Saïed, la presse et le décret 54

On en demande encore, de ces échanges directs et improvisés entre le président Kaïs Saïed et les journalistes tunisiens, et de surcroît hors des espaces officiels codés. Tout au long de ces trois dernières années, cela aurait pu éviter tant d’incompréhensions, de rumeurs infondées, de polémiques stériles, de campagnes de diffamation outrageuses et de divisions. La communication directe, de proximité, n’aurait certes pas effacé les divergences de vues, d’opinions et de visions, mais elle aurait arrondi les angles des oppositions et transformer les conflits en débats constructifs, ceux-là mêmes qui permettent de construire ensemble pour le bien général et d’avancer vers des niveaux supérieurs de développement.
L’un de ces rares échanges s’est déroulé lundi 5 août devant le siège de l’Isie, après que  Kaïs Saïed eut procédé au dépôt de son dossier de candidature, la veille de l’expiration du délai fixé au 6 août. On saura à l’occasion que l’opération de collecte des parrainages populaires au profit du président sortant va bon train, une opération prise en charge strictement par « des bénévoles », —que Kaïs Saïed va remercier solennellement —, dans diverses régions du pays, urbaines et rurales, et dont le premier contingent de signatures déposé le 5 août atteignait 240 mille paraphes, en attendant les nouveaux soutiens qui continuent d’affluer selon les dires du président candidat. Même s’il est connu que le candidat à sa propre succession part favori dans la course présidentielle, il n’en demeure pas moins que la transparence autour du processus électoral jusqu’au moindre de ses détails est souhaitable afin de crédibiliser l’ensemble du scrutin et garantir la légitimité de ses résultats.
L’échange a été, également, l’opportunité inespérée pour les journalistes de sonder l’avis du président « omnipotent » sur les sujets brûlants qui fâchent les Tunisiens et qui lui attirent personnellement des vagues de critiques, telles que les arrestations notamment des journalistes sur la base du décret 54. La réponse est sans appel et plutôt inquiétante car Kaïs Saïed s’en lave totalement : « Je n’ai jamais déposé de plainte contre qui que ce soit », assure-t-il. Les instructions en cours ou celles achevées, ayant abouti à des condamnations contre des propos médiatiques ou des publications sur les réseaux sociaux jugés injurieux ou diffamatoires, émanent bien de plaignants qui se sont tournés vers la justice pour demander réparation. Le président est formel, voire catégorique : « Je ne m’ingère pas dans les affaires de la justice, je ne le ferai jamais et je ne me réjouis jamais de l’emprisonnement de quiconque sur la base du décret 54, je n’œuvre pas pour l’emprisonnement des journalistes ou de toute autre personne, c’est l’instruction publique qui agit de son propre chef ». Le président sait donc mais semble ignorer les détails des « affaires ». Il affirme tout de même que ces affaires ne portent pas que sur des déclarations.

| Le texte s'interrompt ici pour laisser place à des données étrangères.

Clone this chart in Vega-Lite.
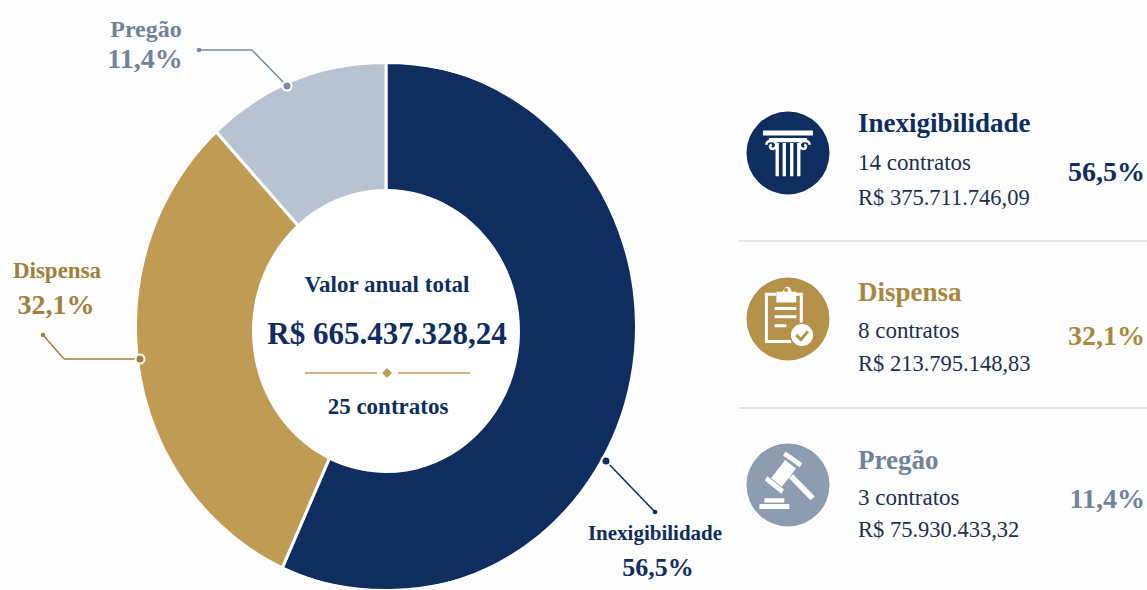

L’échange avec les médias nationaux va être aussi l’occasion pour Kaïs Saïed de rappeler la boussole de son premier mandat et qui va, semble-t-il, être également le slogan de sa campagne électorale pour un second mandat. Les Tunisiens en jugeront. Ce n’est pas moins qu’une « guerre de libération nationale » que le candidat à sa propre succession entend mener jusqu’au bout, une guerre qu’il a lancée après le 25 juillet 2021 contre les forces d’inertie qui tirent la Tunisie vers l’arrière et qu’il poursuivra « pour la liberté » des Tunisiens dans ce qu’il s’engage à instaurer : une « République nouvelle dans laquelle le citoyen vit dignement, jouit de tous ses droits dans un contexte de liberté, de justice et de dignité nationale ».
Pour Kaïs Saïed, il n’y a pas de doute, il n’y aura pas de recul en matière de libertés. « Il n’y aura pas de régression », promet-il au peuple tunisien dont il dit qu’il « est en quête de liberté depuis longtemps ».
Le programme électoral de Kaïs Saïed est ainsi brièvement esquissé, il ne reste plus qu’à attendre le démarrage de la campagne électorale le 14 septembre pour en connaître les tenants et les aboutissants.
Ce ne sera pas le cas des candidats qui ont déjà été déboutés pour n’avoir pas pu obtenir leur B3 à temps, comme Mondher Zenaïdi, Karim Gharbi alias K2Rym, Imed Daïmi et d’autres qui ont reçu des notifications des autorités compétentes du ministère de l’Intérieur dans ce sens. Faut-il regretter l’élimination de certains candidats (pas tous) ? Il faut espérer que le petit nombre de candidats qui se sont déplacés à l’Isie pour déposer un dossier de candidature incomplet réussisse à rester dans la course pour que celle-ci soit une compétition aux normes démocratiques.
On le saura le 11 août, date d’affichage de la liste définitive des candidatures validées.